• **WORK TO BE COMPLETED**:
Among the entries below, please repeat exactly and only the lines from the line containing "Write the matplotlib code for this chart." to the line containing "plt.rcParams['mathtext.fontset'] = 'dejavuserif'", both lines included.

• **DATASET EXCERPTS**:
---------------

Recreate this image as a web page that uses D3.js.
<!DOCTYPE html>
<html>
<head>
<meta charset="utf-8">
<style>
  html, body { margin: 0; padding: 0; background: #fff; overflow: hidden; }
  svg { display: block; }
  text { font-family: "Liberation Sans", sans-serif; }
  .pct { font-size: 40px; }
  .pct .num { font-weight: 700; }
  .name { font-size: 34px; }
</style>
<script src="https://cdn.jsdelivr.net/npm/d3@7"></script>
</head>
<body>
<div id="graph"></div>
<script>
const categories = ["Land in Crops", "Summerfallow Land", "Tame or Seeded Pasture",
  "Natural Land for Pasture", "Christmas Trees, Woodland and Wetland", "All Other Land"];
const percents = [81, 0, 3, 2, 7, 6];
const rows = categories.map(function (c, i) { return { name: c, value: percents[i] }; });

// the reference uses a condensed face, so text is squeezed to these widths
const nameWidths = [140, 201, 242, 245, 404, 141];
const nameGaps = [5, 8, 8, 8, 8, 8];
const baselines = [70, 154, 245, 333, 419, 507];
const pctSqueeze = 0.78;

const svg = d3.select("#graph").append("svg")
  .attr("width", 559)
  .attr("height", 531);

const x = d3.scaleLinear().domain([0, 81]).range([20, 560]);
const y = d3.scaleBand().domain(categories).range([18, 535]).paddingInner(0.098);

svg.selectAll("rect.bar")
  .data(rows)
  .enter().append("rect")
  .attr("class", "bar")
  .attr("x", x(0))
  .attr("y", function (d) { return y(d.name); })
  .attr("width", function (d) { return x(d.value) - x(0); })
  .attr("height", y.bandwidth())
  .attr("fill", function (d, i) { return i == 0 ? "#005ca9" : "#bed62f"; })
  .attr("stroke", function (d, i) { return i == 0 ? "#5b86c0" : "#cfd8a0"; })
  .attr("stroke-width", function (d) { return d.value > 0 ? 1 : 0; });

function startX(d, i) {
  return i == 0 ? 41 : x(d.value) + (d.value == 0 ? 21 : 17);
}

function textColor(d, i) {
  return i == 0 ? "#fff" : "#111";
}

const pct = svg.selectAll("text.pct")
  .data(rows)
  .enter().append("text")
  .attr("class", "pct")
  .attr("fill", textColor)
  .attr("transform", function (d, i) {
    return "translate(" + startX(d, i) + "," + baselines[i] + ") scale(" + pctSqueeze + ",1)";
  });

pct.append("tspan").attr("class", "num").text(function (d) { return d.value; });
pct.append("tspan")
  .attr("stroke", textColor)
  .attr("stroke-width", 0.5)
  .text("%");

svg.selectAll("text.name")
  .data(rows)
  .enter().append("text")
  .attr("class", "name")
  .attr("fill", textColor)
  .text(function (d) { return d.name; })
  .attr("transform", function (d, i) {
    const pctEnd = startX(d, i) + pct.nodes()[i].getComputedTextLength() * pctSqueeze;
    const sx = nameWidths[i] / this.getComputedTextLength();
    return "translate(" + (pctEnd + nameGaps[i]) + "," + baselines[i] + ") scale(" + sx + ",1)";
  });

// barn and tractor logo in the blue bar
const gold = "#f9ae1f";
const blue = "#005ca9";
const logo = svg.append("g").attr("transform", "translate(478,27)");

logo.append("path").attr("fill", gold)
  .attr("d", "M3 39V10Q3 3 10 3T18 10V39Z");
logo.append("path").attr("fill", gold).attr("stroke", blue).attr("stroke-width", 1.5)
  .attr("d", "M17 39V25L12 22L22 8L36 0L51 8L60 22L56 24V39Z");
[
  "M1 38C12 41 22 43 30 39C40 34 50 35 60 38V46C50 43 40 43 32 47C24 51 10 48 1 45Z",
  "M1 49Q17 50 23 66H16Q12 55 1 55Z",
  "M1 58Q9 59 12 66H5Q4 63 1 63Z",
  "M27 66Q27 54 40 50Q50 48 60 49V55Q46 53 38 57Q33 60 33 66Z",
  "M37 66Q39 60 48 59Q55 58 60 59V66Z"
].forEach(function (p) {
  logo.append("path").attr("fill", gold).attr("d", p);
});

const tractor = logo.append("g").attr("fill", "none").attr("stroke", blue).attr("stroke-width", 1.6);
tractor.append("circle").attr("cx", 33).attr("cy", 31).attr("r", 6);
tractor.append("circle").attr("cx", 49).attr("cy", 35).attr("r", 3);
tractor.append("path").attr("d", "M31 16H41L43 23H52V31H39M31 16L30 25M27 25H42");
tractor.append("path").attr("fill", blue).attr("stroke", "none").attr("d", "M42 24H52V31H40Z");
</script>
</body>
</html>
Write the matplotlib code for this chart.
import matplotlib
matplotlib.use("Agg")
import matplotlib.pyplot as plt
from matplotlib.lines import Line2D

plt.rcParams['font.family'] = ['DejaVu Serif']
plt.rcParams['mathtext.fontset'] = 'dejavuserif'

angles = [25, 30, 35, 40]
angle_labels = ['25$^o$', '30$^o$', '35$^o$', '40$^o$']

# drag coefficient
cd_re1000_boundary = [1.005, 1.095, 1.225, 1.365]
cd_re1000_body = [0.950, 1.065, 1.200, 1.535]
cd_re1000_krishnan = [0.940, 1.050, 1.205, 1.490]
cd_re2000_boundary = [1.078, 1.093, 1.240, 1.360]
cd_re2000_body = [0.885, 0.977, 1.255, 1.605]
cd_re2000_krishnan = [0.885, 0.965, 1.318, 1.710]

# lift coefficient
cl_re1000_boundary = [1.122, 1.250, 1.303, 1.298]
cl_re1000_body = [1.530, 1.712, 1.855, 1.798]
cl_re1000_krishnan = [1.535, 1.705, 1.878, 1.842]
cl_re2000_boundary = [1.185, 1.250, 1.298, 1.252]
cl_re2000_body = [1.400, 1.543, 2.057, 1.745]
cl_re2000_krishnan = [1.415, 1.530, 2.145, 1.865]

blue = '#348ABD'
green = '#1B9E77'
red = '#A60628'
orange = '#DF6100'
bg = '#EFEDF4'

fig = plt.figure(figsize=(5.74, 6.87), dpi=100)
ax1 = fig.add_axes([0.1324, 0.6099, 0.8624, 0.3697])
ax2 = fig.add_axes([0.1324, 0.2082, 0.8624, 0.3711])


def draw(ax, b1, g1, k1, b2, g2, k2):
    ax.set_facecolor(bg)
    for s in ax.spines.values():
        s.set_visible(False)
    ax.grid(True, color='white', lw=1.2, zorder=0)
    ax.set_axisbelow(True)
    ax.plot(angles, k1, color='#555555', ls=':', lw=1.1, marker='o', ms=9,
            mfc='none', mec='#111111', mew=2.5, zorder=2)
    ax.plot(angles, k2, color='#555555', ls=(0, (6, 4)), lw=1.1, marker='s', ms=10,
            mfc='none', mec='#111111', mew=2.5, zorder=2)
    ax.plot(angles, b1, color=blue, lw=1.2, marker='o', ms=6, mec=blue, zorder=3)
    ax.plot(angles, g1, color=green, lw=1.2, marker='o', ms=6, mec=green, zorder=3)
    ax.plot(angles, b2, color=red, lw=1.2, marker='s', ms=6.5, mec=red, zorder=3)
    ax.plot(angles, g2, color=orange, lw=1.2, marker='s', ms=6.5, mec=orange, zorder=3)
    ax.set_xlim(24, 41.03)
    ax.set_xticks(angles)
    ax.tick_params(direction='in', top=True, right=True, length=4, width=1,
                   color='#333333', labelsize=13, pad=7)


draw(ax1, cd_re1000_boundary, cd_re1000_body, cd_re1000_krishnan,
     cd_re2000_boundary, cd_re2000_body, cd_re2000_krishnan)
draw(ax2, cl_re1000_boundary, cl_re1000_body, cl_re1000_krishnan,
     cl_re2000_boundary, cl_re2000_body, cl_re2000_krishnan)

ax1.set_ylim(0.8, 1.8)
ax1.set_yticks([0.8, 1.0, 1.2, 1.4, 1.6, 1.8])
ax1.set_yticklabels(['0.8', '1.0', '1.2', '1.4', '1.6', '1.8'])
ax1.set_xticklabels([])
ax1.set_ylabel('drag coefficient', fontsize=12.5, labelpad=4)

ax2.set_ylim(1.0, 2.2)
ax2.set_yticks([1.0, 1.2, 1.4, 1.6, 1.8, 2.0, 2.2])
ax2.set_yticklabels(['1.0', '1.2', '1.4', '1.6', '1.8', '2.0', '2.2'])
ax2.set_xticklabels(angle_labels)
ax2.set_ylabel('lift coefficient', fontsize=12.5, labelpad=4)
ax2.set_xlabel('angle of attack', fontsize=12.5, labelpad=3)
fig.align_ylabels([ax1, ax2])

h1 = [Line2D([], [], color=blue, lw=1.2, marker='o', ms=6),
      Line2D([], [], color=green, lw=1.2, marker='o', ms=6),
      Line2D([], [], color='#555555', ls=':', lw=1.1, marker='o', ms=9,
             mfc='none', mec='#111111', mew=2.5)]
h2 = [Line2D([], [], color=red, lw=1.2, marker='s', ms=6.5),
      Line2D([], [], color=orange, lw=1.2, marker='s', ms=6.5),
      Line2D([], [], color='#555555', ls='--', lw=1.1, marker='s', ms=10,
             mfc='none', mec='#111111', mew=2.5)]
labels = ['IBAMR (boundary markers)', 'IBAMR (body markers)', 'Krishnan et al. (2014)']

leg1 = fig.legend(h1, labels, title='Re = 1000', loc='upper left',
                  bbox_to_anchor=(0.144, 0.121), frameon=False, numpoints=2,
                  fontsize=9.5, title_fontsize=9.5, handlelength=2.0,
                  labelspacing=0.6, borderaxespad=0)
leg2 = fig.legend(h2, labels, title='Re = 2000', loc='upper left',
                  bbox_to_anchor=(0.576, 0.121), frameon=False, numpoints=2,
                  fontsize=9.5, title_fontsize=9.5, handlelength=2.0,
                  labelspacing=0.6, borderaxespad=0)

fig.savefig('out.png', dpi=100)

---------------

• **EXPECTED ANSWER**:
Write the matplotlib code for this chart.
import matplotlib
matplotlib.use("Agg")
import matplotlib.pyplot as plt
from matplotlib.lines import Line2D

plt.rcParams['font.family'] = ['DejaVu Serif']
plt.rcParams['mathtext.fontset'] = 'dejavuserif'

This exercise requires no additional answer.